======== INPUT
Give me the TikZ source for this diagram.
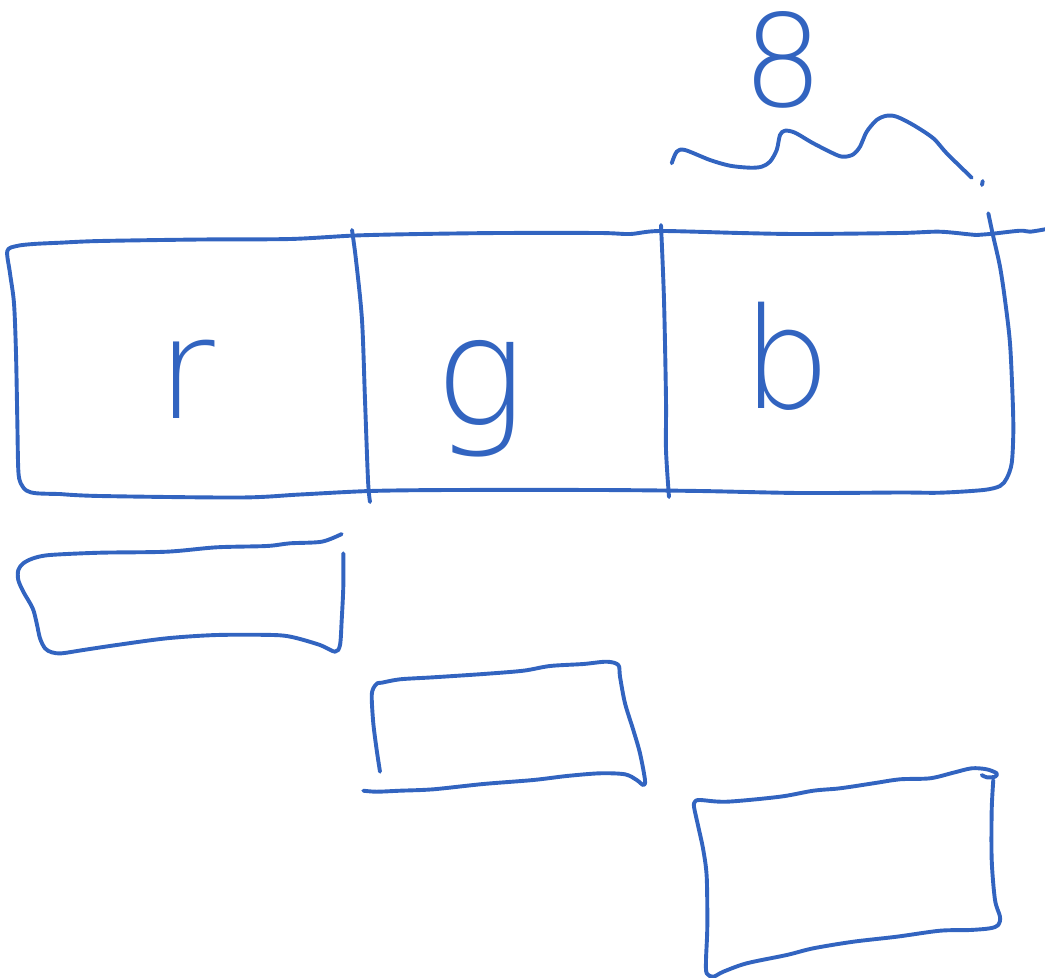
\documentclass[tikz,border=0pt]{standalone}
\usepackage{fontspec}
\newfontfamily\hand{DejaVu Sans}[UprightFont={* ExtraLight}]
\definecolor{ink}{RGB}{50,100,192}
\tikzset{
  ink/.style={draw=ink, line width=3.9pt, line cap=round, line join=round},
  letter/.style={text=ink, anchor=base, inner sep=0pt, font=\hand\fontsize{140}{140}\selectfont},
  bigletter/.style={text=ink, anchor=base, inner sep=0pt, font=\hand\fontsize{152}{152}\selectfont},
  digit/.style={text=ink, anchor=base, inner sep=0pt, font=\hand\fontsize{128}{128}\selectfont}
}
\begin{document}
\begin{tikzpicture}[x=1pt,y=-1pt]
\useasboundingbox (0,0) rectangle (1045,978);
% main strip: left edge + top
\draw[ink] plot[smooth,tension=0.5] coordinates {(60,494) (36.7,493.3) (26.7,490.7) (20.7,483.3) (18.3,470) (17.3,420) (16,353.3) (14,303.3) (10,273.3) (7.3,251) (16.7,246) (33.3,244) (60,242.7) (100,241) (200,239.5) (290,239) (355,235.5) (420,234) (500,233) (600,233) (630,234) (660,231) (740,233) (800,234) (900,233) (940,231.7) (976.7,235) (990,234) (1020,230.7) (1030,231.7) (1045,229.3)};
% main strip: right edge + bottom
\draw[ink] plot[smooth,tension=0.5] coordinates {(988.3,213.3) (993.3,236.7) (1000,266.7) (1005,300) (1010,343.3) (1012.7,400) (1013.3,433.3) (1011.7,463.3) (1006.7,478.3) (1000,486) (983.3,490) (940,492.7) (900,492.5) (800,493) (700,491) (600,490) (450,490) (370,491) (300,494.5) (240,497.5) (100,496) (60,494)};
% dividers
\draw[ink] plot[smooth,tension=0.5] coordinates {(352,230) (356,260) (362,320) (365,400) (368,480) (370,502)};
\draw[ink] plot[smooth,tension=0.5] coordinates {(661,225) (664,300) (666,400) (666,450) (669,497)};
% letters
\node[letter] (r) at (186,418) {r};
\node[bigletter] (g) at (480,425) {g};
\node[letter] (b) at (787,408) {b};
\node[digit] (eight) at (783,106) {8};
% brace
\draw[ink] plot[smooth,tension=0.5] coordinates {(671.7,163.3) (676.7,151.7) (685,150) (710,160) (730,165.7) (750,167.7) (761.7,166.7) (770,161.7) (776.7,150) (780,135) (785,130.7) (795,132.7) (813.3,143.3) (836.7,155) (845,156.7) (853.3,154.3) (860,146.7) (866.7,131.7) (876.7,120) (886.7,115.7) (896.7,116.7) (913.3,125) (933.3,138.3) (946.7,153.3) (971.7,177.7)};
\draw[ink] (982.7,181) -- (982,185);
% box 1
\draw[ink] plot[smooth,tension=0.5] coordinates {(341.7,534) (321.7,541.7) (290,543.3) (266.7,546) (216.7,547.3) (166.7,551.7) (100,552.7) (50,555) (33.3,558.3) (23.3,563.3) (18.3,570) (18.3,580) (23.3,591.7) (32.7,608.3) (36.7,623.3) (40,638.3) (45,648.3) (51.7,652.3) (61.7,653.3) (83.3,650) (116.7,645) (166.7,638.3) (216.7,635) (273.3,635) (293.3,637.3) (320,645) (335,651.7) (340,645) (341.7,620) (343.3,586.7) (343.3,553.3)};
% box 2
\draw[ink] plot[smooth,tension=0.5] coordinates {(380,771.7) (376.7,750) (373.3,723.3) (371.7,696.7) (373.3,688.3) (377.3,683.3) (381.7,682.7) (400,679.3) (433.3,677.3) (483.3,674) (523.3,670.7) (550,666) (583.3,664) (606.7,661.7) (618.3,665) (620,676.7) (625,703.3) (633.3,730) (640,753.3) (645,780) (643.3,785) (636.7,780) (625,774.3) (600,773.3) (566.7,776) (533.3,780) (483.3,784) (433.3,789.3) (400,790.7) (376.7,791.7) (363.3,790.7)};
% box 3
\draw[ink] plot[smooth,tension=0.5] coordinates {(993.3,780) (991.7,810) (991.7,860) (995,900) (1000,916.7) (998.3,925) (990,928.3) (970,930) (940,930.7) (896.7,936.7) (853.3,941.7) (813.3,948.3) (786.7,955) (746.7,963.3) (723.3,971.7) (713.3,976.7) (706.7,973.3) (706,960) (707.3,926.7) (706.7,876.7) (703.3,850) (698.3,826.7) (694,806.7) (695,801.7) (700,800) (726.7,801.7) (780,796.7) (813.3,790.7) (840,788.3) (873.3,783.3) (900,779.3) (930,778.3) (953.3,772.7) (971.7,768.3) (986.7,769.3) (996.7,773.3) (995,776.7) (986.7,777.3) (981.7,775)};
\end{tikzpicture}
\end{document}
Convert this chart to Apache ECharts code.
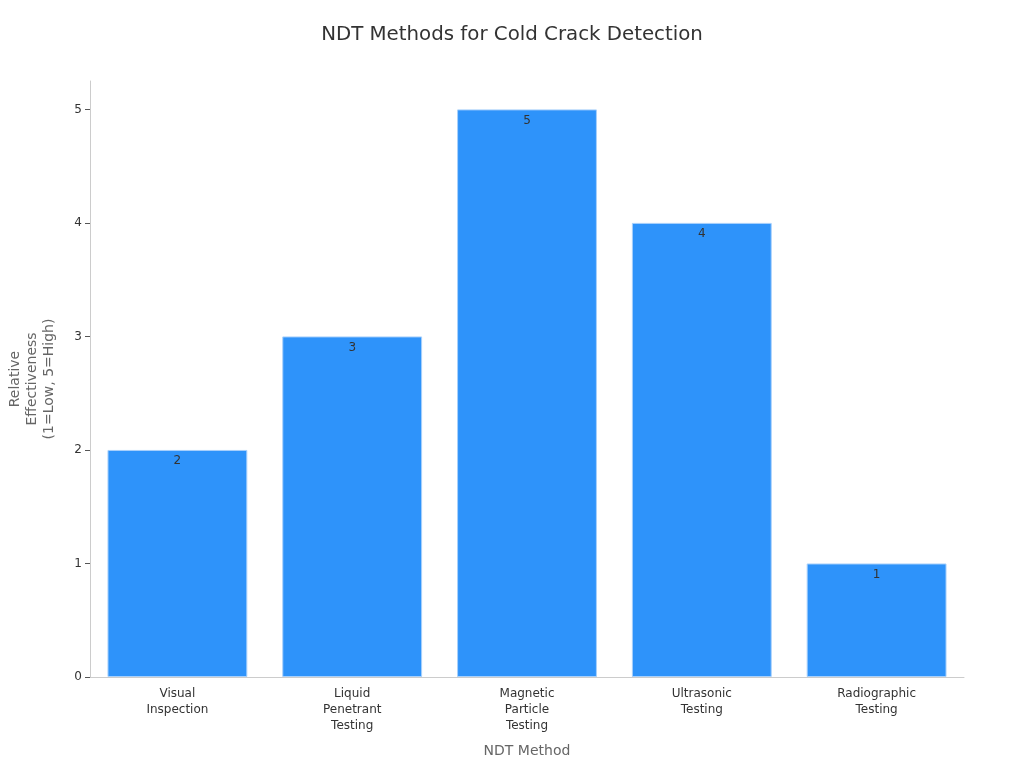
<!DOCTYPE html>
<html>
<head>
<meta charset="utf-8">
<script src="https://cdn.jsdelivr.net/npm/echarts@6/dist/echarts.min.js"></script>
<style>
  html, body { margin: 0; padding: 0; background: #fff; }
  #chart { width: 1024px; height: 768px; }
</style>
</head>
<body>
<div id="chart"></div>
<script>
// chart data
var methods = [
  "Visual\nInspection",
  "Liquid\nPenetrant\nTesting",
  "Magnetic\nParticle\nTesting",
  "Ultrasonic\nTesting",
  "Radiographic\nTesting"
];
var effectiveness = [2, 3, 5, 4, 1];
var yTicks = [0, 1, 2, 3, 4, 5];

(function () {
  var myechart = echarts.init(document.getElementById("chart"));
  var fontFamily = "DejaVu Sans";
  var axisGray = "#cccccc";

  var option = {
    backgroundColor: "#ffffff",
    textStyle: { fontFamily: fontFamily },
    title: {
      text: "NDT Methods for Cold Crack Detection",
      left: "center",
      top: 20,
      textStyle: {
        fontFamily: fontFamily,
        fontSize: 19.8,
        fontWeight: "normal",
        color: "#333333",
      },
    },
    grid: {
      left: 90,
      right: 60,
      top: 81,
      bottom: 91,
      containLabel: false,
      outerBoundsMode: "none",
    },
    xAxis: {
      type: "category",
      data: methods,
      name: "NDT Method",
      nameLocation: "middle",
      nameGap: 67,
      nameTextStyle: { color: "#666666", fontSize: 14 },
      axisLine: { lineStyle: { color: axisGray } },
      axisTick: { alignWithLabel: true, length: 5, lineStyle: { color: "#555" } },
      axisLabel: { color: "#333333", fontSize: 12, lineHeight: 16, margin: 9 },
    },
    yAxis: {
      type: "value",
      min: 0,
      max: 5.25,
      interval: 1,
      name: "Relative\nEffectiveness\n(1=Low, 5=High)",
      nameLocation: "middle",
      nameRotate: 90,
      nameGap: 32,
      nameTextStyle: { color: "#666666", fontSize: 14, lineHeight: 17 },
      axisLine: { show: true, lineStyle: { color: axisGray } },
      axisTick: {
        show: true,
        length: 5,
        customValues: yTicks,
        lineStyle: { color: "#555" },
      },
      axisLabel: {
        color: "#333333",
        fontSize: 12,
        margin: 8,
        customValues: yTicks,
      },
      splitLine: { show: false },
    },
    series: [
      {
        type: "bar",
        data: effectiveness,
        barWidth: "80%",
        itemStyle: {
          color: "#2e93fa",
          borderColor: "#a8d0fb",
          borderWidth: 1,
        },
        label: {
          show: true,
          position: "insideTop",
          distance: 5,
          color: "#333333",
          fontSize: 12,
        },
      },
    ],
  };

  myechart.setOption(option);
})();
</script>
</body>
</html>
================
■ PROBLEM REQUIREMENTS ■
Show, from the material above, each line that includes the string "this".

■ REPLY TO THE EXERCISE ■
Give me the TikZ source for this diagram.
Convert this chart to Apache ECharts code.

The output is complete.